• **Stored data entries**
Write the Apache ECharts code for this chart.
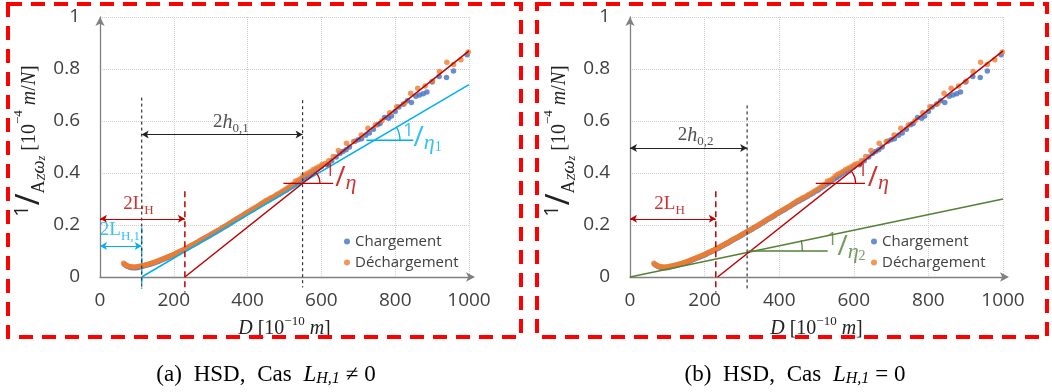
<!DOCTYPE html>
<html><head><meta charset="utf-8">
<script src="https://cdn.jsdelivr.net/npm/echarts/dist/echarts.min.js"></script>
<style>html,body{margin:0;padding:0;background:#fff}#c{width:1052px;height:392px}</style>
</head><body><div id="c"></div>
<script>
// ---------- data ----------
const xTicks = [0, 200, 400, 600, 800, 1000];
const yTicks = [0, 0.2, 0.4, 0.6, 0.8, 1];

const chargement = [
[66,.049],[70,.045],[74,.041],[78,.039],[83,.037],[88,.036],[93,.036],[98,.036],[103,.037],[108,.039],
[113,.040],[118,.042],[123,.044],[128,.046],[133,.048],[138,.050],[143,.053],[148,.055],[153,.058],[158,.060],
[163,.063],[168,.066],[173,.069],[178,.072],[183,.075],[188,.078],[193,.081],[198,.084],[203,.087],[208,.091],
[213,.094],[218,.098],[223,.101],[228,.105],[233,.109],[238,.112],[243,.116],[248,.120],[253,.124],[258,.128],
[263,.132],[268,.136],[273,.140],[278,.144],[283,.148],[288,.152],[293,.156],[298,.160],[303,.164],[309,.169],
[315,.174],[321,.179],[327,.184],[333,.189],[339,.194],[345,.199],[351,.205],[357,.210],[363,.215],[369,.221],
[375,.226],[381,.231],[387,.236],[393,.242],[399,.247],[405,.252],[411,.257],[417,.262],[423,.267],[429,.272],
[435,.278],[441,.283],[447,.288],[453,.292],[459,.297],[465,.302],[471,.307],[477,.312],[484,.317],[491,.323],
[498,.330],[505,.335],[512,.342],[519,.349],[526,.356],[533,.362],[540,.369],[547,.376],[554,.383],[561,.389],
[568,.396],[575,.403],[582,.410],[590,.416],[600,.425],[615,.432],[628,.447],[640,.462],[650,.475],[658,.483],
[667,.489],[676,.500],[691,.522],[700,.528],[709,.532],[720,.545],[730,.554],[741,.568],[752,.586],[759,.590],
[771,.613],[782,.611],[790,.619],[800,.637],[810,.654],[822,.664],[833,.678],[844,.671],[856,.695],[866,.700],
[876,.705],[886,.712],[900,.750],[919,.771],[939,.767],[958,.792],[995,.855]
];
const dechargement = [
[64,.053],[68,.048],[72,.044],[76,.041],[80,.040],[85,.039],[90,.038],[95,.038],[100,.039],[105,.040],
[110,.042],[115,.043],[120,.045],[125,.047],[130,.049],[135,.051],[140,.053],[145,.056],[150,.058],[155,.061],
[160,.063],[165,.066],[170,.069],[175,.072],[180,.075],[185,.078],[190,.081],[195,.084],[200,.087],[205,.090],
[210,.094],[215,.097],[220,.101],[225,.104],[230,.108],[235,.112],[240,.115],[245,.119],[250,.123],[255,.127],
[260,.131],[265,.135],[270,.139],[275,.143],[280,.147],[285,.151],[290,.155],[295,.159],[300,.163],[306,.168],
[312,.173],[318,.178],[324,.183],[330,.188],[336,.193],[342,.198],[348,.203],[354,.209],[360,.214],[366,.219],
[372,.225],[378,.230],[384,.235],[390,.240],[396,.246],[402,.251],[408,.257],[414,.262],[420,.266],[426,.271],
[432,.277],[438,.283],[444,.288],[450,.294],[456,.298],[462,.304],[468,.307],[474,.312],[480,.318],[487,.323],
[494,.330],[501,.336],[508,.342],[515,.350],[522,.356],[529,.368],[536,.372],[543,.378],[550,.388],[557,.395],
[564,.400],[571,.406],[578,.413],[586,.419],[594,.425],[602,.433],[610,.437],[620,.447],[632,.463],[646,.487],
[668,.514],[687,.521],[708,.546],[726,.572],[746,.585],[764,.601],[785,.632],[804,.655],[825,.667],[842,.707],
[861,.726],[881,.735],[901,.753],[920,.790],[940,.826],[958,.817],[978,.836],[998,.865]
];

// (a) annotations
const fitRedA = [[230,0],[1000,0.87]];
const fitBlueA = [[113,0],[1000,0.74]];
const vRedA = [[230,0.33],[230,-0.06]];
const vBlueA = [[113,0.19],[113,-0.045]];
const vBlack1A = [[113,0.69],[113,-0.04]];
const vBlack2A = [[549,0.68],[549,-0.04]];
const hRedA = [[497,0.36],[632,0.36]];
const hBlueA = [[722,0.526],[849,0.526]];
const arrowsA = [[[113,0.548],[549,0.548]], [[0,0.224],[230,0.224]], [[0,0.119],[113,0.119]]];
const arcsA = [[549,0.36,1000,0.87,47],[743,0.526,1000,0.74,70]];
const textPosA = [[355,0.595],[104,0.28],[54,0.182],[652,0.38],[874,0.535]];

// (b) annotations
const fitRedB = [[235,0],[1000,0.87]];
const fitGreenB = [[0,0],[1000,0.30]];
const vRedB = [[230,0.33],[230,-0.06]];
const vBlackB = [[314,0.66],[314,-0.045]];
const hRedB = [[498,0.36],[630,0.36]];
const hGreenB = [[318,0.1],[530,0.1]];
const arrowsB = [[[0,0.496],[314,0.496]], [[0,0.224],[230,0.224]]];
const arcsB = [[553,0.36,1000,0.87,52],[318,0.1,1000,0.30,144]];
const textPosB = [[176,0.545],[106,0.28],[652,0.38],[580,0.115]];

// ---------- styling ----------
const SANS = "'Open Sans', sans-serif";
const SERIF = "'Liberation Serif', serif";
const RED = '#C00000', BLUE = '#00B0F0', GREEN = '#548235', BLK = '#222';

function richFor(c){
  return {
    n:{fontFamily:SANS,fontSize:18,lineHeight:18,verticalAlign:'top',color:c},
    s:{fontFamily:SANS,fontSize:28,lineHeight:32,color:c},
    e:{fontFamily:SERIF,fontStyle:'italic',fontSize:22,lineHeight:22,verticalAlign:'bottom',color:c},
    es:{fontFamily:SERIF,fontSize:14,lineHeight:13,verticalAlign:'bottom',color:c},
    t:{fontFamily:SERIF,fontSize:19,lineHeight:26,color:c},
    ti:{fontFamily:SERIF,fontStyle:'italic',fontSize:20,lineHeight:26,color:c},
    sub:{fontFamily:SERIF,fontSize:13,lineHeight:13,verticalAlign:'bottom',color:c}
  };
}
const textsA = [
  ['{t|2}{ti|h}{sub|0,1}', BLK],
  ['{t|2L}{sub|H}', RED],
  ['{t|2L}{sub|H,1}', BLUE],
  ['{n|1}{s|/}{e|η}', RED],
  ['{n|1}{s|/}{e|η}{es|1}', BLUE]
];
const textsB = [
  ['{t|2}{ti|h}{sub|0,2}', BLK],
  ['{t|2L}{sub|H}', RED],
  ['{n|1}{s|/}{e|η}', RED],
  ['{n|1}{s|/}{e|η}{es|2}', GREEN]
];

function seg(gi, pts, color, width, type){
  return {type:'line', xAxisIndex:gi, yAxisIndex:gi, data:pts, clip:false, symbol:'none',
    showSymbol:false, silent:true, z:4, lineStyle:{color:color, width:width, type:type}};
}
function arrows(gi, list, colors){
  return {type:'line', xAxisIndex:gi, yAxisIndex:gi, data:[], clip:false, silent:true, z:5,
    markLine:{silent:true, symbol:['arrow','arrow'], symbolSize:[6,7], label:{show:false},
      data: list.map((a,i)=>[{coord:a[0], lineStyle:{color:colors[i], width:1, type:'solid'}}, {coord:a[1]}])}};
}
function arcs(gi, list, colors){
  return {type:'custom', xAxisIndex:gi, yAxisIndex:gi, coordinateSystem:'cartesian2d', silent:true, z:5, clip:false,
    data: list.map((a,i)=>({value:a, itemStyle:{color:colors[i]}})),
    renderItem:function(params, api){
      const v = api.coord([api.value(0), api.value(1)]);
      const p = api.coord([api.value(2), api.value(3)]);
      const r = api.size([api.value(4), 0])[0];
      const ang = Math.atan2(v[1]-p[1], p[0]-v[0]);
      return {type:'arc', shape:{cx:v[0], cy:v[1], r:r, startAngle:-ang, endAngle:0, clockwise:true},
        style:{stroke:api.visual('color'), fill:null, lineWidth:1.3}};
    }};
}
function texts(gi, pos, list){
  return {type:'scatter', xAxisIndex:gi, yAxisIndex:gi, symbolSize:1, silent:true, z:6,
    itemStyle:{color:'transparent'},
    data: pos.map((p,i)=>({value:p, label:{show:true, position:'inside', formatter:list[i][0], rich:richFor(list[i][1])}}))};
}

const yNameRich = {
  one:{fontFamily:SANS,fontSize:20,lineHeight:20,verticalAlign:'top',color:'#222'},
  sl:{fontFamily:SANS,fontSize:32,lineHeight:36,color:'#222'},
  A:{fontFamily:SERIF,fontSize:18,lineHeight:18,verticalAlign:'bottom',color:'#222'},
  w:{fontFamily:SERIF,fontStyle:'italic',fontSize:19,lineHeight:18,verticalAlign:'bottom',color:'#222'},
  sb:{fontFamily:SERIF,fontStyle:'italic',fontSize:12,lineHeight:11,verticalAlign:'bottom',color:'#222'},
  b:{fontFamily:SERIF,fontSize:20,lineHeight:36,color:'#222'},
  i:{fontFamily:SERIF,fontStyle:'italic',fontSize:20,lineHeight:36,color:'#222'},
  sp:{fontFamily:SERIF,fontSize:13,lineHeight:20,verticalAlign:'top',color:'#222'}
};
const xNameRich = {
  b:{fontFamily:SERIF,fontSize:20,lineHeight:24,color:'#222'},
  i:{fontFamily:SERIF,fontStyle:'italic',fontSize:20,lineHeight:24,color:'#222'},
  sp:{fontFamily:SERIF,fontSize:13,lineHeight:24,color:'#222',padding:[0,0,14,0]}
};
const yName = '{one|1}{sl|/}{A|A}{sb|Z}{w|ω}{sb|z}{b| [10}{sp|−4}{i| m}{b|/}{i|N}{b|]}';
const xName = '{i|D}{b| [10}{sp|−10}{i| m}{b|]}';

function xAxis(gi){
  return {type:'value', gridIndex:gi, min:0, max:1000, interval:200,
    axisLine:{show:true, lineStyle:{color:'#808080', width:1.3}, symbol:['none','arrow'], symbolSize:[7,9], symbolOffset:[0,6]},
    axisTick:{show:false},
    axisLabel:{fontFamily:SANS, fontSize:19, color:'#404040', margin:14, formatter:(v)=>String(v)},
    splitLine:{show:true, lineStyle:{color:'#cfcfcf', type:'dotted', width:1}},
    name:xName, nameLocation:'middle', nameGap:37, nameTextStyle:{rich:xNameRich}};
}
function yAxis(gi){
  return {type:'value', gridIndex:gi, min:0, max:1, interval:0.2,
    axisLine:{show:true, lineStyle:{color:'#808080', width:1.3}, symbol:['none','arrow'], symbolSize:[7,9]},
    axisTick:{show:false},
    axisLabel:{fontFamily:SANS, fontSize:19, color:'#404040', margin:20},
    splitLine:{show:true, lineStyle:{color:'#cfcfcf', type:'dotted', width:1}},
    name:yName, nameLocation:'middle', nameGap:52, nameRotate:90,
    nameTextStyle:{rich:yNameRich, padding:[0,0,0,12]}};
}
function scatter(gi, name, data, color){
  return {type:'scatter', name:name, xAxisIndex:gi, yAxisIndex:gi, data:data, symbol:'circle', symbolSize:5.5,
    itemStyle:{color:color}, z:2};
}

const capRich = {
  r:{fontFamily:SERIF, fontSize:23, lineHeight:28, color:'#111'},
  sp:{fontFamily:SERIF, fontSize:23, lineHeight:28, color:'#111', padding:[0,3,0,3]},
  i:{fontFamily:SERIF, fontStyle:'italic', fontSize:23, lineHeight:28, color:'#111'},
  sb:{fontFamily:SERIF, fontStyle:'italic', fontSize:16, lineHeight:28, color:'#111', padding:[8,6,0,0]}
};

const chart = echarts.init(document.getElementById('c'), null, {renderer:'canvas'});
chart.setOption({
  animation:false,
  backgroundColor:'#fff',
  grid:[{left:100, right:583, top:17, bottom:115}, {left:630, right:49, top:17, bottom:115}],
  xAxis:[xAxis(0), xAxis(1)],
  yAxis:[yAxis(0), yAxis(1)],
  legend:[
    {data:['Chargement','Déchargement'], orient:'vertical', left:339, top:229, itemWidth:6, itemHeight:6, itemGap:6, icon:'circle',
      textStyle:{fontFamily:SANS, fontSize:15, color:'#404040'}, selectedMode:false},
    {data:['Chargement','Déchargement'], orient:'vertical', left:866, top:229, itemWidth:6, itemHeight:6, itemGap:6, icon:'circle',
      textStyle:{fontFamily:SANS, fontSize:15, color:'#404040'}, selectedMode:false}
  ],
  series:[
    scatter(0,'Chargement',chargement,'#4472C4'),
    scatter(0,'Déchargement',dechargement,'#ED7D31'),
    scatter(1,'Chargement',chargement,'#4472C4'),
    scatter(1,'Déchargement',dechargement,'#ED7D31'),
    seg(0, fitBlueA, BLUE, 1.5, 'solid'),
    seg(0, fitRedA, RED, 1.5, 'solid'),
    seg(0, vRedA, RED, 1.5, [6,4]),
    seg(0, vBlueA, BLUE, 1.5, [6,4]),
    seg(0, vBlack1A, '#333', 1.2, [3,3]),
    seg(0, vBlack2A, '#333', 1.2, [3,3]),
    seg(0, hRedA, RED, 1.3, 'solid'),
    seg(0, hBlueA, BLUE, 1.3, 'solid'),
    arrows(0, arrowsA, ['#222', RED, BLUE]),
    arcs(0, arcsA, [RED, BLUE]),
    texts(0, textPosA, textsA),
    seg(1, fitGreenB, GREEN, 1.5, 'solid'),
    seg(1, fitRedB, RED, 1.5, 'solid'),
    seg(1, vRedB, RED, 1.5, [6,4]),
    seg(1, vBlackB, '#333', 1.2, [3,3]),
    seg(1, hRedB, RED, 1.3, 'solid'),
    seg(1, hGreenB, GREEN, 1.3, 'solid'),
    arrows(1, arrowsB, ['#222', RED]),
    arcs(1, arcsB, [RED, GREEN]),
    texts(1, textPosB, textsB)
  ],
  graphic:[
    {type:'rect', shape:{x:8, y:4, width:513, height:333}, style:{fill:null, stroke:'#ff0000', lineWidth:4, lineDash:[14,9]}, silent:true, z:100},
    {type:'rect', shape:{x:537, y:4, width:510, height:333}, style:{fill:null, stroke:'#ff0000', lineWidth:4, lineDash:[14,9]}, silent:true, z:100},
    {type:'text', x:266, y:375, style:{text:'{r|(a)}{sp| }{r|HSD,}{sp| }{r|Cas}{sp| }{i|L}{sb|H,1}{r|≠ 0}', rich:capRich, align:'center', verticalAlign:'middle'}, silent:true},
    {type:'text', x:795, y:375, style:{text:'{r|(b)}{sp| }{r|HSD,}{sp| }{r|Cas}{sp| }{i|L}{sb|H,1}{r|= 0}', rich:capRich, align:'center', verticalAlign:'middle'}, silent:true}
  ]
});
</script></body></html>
...
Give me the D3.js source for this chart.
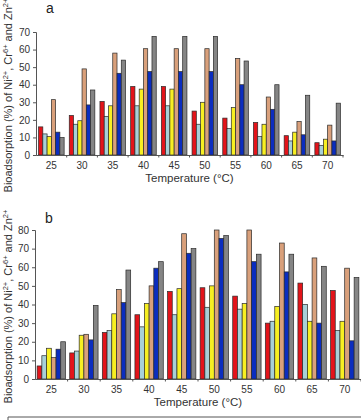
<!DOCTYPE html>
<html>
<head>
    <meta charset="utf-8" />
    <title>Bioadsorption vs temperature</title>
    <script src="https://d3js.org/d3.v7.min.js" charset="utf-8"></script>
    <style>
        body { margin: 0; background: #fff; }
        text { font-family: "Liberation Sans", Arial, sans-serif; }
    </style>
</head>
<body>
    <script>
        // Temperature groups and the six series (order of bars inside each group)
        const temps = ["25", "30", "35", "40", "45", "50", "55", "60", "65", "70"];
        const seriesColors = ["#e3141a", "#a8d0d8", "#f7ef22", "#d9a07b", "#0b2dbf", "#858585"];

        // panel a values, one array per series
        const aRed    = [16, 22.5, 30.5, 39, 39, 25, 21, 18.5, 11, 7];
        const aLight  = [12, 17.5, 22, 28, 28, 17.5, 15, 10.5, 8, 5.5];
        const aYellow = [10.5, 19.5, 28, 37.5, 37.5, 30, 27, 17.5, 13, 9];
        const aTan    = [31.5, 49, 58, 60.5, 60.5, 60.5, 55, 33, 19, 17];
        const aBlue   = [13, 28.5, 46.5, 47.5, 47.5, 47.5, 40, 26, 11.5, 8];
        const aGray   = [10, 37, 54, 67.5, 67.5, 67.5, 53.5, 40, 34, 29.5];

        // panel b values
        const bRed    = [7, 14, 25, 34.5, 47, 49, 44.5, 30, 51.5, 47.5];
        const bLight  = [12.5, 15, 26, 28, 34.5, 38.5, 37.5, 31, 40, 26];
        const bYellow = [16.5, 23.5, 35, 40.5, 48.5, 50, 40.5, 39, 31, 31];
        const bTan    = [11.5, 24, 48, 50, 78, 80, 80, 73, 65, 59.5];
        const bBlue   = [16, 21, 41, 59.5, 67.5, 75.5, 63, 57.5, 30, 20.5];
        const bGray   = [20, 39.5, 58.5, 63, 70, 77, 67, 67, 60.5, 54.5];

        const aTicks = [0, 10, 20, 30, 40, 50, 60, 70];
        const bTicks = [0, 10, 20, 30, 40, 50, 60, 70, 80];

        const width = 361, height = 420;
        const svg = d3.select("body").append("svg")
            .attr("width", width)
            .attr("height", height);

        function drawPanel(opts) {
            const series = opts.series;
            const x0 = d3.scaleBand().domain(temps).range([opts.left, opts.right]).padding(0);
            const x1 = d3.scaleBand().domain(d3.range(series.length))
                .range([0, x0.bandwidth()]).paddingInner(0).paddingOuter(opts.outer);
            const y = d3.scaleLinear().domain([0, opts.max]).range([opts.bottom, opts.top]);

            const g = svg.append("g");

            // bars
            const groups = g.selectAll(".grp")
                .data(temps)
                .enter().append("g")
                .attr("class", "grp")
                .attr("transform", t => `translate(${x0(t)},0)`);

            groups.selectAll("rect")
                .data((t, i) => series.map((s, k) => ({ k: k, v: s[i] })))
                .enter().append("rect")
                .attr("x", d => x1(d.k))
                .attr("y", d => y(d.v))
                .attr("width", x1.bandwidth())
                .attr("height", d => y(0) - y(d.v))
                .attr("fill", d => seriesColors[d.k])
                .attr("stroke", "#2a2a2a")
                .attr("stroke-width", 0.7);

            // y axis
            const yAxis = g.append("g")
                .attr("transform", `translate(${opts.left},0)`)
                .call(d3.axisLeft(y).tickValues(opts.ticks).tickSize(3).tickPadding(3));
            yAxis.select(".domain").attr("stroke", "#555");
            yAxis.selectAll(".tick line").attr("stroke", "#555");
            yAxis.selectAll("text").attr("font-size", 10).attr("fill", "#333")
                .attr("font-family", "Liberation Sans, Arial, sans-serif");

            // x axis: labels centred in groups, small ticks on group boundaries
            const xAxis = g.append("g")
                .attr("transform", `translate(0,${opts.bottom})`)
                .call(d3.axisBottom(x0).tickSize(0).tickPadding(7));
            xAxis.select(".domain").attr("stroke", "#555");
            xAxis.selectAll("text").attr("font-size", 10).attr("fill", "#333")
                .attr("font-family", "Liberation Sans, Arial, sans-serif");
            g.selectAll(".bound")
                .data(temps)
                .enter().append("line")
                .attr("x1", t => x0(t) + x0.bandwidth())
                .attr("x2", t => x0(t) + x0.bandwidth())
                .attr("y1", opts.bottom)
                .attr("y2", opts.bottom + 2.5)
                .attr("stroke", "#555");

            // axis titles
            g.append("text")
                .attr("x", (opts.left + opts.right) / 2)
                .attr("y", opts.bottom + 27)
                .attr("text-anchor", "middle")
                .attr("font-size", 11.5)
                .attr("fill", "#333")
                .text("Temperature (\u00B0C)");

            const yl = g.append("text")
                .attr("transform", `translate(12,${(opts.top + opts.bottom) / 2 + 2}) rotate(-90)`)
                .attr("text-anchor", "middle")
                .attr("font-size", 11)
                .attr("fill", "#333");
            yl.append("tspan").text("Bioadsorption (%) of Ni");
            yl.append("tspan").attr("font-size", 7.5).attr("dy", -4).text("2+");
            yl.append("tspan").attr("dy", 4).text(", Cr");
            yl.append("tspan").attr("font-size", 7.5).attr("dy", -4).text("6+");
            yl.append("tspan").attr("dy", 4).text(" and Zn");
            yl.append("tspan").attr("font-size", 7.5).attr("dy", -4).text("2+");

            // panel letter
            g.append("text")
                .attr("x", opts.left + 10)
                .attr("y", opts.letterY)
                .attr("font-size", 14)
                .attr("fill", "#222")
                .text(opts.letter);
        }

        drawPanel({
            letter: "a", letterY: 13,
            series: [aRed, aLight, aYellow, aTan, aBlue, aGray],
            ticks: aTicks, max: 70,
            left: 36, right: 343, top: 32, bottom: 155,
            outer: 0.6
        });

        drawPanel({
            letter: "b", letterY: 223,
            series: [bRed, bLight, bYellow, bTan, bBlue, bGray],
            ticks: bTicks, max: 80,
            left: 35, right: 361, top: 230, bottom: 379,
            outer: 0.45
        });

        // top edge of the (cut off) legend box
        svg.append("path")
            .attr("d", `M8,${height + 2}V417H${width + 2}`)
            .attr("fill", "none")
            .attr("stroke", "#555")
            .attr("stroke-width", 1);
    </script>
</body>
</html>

• **WHAT IS ASKED**
Search the listing for the word "this" and return each line that holds it.

• **TASK SOLUTION**
Write the Apache ECharts code for this chart.
Give me the D3.js source for this chart.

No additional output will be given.